## begin Data records

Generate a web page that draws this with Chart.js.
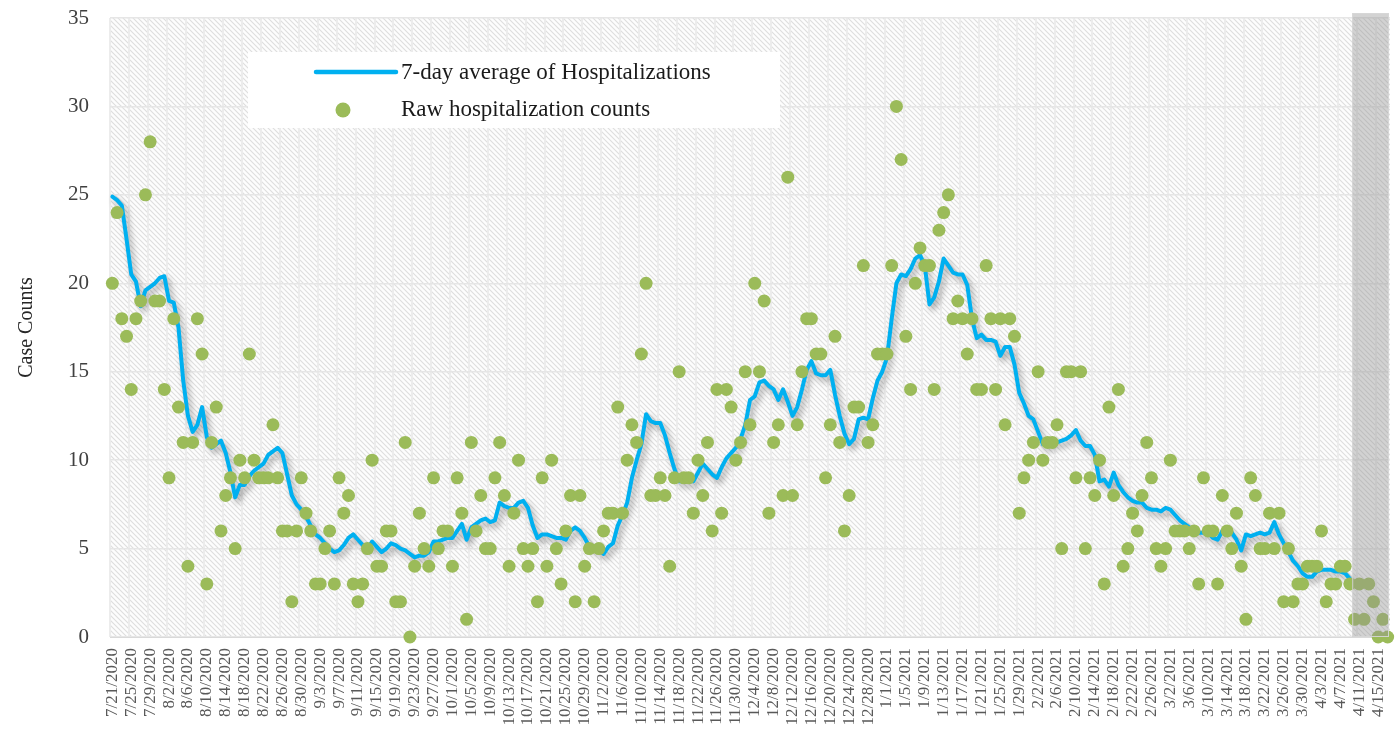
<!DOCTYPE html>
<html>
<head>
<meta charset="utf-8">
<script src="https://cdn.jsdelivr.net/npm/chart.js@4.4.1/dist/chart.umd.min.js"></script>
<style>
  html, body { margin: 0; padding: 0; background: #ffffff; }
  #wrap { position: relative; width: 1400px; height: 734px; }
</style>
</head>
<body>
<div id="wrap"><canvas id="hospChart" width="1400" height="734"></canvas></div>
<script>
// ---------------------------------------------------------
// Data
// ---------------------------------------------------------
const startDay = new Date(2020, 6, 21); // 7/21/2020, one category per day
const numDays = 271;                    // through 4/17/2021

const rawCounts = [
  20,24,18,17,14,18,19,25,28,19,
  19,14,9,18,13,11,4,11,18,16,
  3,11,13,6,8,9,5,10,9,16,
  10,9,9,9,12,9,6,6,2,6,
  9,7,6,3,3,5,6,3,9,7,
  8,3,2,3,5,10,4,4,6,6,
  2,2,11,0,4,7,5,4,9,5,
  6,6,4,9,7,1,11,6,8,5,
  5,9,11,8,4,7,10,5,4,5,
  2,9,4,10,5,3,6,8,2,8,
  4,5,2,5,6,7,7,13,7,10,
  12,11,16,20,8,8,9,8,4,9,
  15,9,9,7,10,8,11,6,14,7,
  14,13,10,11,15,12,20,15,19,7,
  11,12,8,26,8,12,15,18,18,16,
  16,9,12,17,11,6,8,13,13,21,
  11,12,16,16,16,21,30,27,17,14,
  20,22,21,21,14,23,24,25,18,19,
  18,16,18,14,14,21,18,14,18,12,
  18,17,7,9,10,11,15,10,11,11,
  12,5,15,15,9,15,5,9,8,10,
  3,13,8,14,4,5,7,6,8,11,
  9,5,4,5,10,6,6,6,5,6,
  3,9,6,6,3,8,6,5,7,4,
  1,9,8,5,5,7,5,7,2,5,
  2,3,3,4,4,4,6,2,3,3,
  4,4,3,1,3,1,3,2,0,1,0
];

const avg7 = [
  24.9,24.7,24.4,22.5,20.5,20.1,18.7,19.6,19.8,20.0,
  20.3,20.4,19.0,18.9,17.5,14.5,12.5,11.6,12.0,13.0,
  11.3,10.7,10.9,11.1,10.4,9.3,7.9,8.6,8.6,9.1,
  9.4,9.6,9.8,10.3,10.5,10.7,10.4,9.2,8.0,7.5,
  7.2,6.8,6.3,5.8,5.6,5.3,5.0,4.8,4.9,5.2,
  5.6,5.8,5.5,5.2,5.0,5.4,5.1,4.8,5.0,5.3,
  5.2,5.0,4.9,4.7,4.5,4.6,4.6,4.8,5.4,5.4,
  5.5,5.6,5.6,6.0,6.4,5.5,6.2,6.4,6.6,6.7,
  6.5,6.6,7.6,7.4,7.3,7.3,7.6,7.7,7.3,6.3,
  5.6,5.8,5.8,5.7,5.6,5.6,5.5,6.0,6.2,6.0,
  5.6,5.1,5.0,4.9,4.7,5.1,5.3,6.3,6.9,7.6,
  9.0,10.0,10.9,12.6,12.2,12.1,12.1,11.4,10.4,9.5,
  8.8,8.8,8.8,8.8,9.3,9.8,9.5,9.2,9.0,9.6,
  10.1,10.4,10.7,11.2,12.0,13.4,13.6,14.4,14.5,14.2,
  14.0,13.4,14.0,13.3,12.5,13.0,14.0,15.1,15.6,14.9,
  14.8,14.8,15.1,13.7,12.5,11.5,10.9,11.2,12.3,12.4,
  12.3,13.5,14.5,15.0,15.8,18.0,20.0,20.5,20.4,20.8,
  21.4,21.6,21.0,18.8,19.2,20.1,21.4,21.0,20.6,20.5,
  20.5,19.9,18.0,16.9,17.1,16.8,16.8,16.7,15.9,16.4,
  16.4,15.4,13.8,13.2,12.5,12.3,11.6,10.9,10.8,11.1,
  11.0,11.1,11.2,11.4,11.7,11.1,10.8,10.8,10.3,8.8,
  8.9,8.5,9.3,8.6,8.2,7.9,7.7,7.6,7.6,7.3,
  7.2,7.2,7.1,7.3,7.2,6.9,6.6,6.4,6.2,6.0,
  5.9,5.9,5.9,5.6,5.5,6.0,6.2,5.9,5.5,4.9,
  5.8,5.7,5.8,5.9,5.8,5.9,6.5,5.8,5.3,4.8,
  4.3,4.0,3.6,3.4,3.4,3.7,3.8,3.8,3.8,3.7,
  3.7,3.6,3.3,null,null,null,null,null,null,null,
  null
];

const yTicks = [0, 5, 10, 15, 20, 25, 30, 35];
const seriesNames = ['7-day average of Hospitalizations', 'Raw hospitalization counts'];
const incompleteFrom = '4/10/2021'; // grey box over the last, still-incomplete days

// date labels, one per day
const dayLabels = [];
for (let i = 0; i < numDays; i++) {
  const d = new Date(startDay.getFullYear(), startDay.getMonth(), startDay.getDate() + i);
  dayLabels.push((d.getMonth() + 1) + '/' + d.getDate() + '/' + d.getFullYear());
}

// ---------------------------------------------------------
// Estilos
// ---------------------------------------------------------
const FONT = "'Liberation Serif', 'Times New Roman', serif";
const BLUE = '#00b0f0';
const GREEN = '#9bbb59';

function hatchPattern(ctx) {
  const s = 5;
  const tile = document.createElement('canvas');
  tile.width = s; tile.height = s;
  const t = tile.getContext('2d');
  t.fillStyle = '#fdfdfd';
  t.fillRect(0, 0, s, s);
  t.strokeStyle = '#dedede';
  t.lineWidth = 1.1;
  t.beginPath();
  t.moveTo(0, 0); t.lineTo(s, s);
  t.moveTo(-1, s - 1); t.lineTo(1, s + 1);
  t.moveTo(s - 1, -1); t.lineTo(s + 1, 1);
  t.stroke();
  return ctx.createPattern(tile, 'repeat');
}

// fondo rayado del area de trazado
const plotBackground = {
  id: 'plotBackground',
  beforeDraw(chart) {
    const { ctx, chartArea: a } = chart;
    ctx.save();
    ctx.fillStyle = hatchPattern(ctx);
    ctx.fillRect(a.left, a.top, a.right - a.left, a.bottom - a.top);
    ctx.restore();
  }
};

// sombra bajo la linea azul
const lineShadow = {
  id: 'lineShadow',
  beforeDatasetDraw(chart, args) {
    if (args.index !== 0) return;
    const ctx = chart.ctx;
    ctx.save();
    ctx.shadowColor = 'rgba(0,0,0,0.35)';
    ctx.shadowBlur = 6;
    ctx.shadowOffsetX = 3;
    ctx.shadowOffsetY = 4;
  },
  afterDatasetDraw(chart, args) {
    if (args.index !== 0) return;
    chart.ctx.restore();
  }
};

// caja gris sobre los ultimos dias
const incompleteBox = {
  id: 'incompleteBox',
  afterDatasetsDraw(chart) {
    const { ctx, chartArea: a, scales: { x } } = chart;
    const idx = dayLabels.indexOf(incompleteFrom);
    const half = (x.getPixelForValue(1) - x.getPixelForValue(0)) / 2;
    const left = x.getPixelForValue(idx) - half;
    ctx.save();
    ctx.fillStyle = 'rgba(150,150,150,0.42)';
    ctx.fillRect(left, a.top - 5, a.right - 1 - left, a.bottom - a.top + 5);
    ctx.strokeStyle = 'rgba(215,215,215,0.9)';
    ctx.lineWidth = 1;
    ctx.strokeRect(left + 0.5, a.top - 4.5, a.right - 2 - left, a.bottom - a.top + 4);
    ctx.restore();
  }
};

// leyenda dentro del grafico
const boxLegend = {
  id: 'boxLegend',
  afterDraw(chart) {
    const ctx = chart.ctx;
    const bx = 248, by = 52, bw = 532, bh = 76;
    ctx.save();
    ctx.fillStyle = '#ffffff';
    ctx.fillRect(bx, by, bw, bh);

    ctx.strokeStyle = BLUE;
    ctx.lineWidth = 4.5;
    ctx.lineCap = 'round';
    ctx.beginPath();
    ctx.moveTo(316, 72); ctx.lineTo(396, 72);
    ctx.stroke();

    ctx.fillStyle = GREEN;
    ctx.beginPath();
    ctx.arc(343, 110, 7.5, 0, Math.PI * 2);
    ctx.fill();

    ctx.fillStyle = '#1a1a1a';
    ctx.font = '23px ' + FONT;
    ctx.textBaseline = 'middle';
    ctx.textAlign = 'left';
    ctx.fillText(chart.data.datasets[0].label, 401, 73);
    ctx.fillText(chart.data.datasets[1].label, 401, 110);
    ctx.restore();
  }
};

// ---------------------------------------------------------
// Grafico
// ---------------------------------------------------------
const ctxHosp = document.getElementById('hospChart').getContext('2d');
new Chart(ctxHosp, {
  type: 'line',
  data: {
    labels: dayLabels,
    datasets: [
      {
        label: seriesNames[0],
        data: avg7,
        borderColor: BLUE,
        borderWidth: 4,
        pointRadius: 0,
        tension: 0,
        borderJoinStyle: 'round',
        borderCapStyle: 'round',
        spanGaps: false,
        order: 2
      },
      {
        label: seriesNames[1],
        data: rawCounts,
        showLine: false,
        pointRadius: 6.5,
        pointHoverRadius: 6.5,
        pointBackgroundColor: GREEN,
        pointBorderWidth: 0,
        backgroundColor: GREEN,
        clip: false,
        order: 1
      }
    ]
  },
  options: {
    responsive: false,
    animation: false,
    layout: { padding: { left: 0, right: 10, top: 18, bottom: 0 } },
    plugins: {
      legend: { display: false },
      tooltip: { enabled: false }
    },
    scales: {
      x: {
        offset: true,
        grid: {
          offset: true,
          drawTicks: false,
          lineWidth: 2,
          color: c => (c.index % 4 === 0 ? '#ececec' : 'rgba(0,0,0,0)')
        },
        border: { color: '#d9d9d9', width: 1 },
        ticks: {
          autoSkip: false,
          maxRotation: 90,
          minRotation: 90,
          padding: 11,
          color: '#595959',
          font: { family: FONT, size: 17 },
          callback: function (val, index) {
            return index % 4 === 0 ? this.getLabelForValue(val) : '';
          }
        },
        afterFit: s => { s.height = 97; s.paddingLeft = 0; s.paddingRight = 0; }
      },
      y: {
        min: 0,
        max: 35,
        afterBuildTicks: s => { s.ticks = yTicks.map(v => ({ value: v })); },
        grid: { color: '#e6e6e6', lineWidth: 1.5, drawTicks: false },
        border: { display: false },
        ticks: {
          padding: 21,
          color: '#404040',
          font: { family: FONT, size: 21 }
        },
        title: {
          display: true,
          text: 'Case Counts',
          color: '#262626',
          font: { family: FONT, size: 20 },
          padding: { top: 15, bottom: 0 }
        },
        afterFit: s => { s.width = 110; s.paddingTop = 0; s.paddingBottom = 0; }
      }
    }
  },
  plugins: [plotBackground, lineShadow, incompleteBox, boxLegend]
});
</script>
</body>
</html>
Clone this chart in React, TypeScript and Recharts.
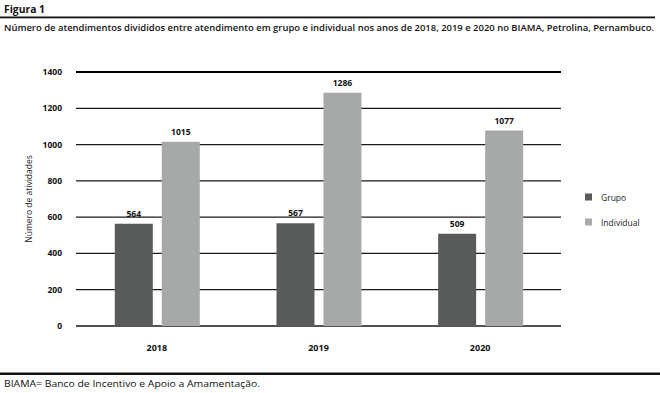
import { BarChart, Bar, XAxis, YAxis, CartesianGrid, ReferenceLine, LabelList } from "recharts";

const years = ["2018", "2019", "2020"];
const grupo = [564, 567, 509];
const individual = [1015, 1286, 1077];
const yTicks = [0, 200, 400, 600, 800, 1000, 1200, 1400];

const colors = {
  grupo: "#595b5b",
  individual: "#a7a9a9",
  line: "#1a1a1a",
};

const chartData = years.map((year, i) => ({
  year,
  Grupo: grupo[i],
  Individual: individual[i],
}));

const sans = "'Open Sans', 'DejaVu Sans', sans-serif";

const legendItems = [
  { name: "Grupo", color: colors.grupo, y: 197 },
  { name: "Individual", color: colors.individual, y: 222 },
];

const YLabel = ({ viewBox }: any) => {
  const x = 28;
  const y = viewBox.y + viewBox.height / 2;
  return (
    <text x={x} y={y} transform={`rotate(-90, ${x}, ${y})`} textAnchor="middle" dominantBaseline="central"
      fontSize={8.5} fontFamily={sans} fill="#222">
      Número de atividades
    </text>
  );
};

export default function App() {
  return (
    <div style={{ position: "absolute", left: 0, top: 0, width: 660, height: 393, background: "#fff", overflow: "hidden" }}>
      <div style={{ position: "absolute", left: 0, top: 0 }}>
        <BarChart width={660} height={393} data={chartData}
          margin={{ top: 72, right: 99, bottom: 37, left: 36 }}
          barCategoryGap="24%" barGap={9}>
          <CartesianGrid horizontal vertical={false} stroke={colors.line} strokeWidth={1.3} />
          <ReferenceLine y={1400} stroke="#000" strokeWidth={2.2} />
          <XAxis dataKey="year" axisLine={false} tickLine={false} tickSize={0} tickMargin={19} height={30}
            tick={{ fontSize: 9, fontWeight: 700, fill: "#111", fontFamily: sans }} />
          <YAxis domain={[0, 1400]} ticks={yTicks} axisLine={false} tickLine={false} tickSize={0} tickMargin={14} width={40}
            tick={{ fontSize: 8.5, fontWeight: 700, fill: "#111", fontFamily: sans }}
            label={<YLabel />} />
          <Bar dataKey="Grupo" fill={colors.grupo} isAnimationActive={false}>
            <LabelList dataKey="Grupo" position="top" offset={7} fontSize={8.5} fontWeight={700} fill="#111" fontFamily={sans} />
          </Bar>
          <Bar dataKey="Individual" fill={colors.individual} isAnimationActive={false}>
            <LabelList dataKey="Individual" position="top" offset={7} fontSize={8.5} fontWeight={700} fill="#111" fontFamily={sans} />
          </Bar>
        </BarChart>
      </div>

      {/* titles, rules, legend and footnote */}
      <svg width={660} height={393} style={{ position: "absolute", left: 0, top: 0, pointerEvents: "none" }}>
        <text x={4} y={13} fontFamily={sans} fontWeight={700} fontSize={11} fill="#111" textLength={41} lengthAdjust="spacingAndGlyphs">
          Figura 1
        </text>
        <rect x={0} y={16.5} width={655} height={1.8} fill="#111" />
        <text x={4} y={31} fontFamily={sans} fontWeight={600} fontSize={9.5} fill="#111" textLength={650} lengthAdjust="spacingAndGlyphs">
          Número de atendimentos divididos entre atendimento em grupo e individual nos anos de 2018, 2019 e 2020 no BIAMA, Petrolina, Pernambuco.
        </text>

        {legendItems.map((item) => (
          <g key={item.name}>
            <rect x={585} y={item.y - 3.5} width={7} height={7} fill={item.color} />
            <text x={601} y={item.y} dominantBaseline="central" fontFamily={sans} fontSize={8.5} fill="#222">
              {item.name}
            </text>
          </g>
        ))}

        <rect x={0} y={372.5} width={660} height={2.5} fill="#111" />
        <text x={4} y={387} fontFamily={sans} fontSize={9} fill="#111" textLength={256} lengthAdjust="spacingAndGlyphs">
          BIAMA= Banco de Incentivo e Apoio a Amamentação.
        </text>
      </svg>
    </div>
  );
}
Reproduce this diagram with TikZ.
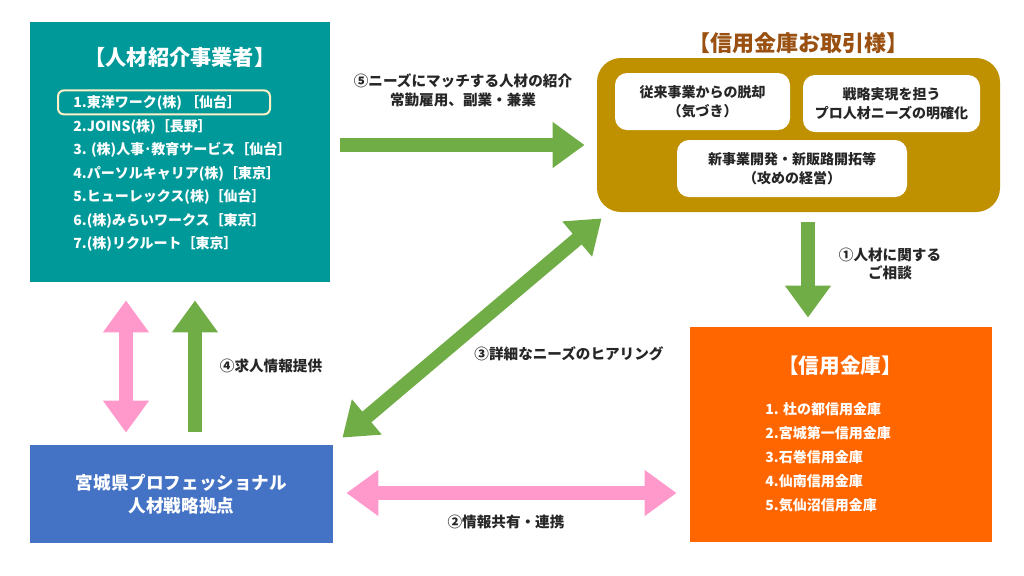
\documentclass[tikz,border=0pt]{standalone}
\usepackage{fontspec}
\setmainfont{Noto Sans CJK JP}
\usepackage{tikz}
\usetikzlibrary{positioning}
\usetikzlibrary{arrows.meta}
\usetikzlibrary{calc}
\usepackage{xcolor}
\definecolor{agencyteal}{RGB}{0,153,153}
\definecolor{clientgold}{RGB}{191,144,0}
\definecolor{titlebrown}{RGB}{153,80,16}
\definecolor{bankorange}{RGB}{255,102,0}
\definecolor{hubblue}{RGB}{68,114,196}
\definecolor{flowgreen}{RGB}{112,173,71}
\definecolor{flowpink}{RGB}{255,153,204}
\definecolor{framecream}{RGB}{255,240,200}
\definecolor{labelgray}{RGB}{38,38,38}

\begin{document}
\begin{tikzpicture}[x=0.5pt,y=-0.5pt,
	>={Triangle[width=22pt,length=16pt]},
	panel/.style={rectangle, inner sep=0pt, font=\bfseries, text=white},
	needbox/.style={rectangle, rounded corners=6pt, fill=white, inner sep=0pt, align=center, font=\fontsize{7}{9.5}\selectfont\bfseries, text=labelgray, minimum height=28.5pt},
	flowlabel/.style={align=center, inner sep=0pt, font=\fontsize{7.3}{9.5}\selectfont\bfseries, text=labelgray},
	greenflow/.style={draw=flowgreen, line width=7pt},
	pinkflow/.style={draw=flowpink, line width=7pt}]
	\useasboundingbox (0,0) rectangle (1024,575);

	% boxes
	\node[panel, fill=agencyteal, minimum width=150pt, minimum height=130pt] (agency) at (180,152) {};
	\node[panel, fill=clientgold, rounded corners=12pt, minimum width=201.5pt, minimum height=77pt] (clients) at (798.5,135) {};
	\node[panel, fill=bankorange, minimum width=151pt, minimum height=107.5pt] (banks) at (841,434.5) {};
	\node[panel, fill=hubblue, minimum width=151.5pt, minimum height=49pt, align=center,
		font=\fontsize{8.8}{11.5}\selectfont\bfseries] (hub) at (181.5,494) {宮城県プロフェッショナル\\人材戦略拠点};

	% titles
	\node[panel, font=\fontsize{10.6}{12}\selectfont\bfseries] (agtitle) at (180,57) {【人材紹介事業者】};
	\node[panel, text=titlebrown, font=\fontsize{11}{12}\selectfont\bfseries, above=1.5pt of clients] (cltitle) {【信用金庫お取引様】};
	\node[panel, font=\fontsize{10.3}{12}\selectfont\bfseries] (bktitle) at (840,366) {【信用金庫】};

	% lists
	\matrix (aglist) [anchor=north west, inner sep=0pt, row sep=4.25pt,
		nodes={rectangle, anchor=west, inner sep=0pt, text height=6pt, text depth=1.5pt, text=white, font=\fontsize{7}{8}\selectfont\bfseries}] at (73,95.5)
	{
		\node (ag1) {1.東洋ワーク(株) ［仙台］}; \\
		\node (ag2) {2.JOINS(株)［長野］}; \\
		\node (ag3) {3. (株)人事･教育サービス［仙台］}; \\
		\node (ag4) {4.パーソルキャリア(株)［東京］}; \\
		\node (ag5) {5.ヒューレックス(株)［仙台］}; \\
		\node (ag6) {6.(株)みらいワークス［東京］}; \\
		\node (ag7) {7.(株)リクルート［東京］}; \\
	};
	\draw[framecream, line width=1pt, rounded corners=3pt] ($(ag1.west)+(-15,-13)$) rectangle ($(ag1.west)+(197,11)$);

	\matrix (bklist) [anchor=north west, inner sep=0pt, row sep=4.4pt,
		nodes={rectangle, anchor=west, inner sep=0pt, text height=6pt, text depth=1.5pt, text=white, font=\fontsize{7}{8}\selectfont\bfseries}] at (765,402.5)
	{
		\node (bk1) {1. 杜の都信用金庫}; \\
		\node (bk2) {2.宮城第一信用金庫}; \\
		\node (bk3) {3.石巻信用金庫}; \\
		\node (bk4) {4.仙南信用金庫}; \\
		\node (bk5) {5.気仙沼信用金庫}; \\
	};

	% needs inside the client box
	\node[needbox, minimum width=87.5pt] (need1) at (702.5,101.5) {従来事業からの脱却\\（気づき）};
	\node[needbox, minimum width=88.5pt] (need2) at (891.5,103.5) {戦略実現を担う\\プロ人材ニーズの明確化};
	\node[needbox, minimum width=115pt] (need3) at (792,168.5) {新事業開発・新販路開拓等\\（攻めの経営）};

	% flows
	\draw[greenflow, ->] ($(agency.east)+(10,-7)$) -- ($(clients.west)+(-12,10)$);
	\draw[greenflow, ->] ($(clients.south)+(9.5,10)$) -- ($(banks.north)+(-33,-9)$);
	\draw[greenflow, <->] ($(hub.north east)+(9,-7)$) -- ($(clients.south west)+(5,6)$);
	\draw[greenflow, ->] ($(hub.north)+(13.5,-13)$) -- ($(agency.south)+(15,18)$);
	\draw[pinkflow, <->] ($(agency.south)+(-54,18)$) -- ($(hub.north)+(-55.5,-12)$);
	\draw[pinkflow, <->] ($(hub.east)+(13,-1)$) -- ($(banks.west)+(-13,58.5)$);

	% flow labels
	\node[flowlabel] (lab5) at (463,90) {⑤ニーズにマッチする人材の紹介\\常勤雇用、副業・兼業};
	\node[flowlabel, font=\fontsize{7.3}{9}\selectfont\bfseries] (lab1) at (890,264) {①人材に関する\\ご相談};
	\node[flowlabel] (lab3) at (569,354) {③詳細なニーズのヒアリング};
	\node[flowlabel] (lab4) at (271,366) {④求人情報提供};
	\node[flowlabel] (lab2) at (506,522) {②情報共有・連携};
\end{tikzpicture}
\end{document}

## end Data records

**Exercise instructions:** Copy nothing but the lines from the top of the data down to the line containing "const numDays = 271;", and leave the pictures out.

**Finished answer:**
Generate a web page that draws this with Chart.js.
<!DOCTYPE html>
<html>
<head>
<meta charset="utf-8">
<script src="https://cdn.jsdelivr.net/npm/chart.js@4.4.1/dist/chart.umd.min.js"></script>
<style>
  html, body { margin: 0; padding: 0; background: #ffffff; }
  #wrap { position: relative; width: 1400px; height: 734px; }
</style>
</head>
<body>
<div id="wrap"><canvas id="hospChart" width="1400" height="734"></canvas></div>
<script>
// ---------------------------------------------------------
// Data
// ---------------------------------------------------------
const startDay = new Date(2020, 6, 21); // 7/21/2020, one category per day
const numDays = 271;                    // through 4/17/2021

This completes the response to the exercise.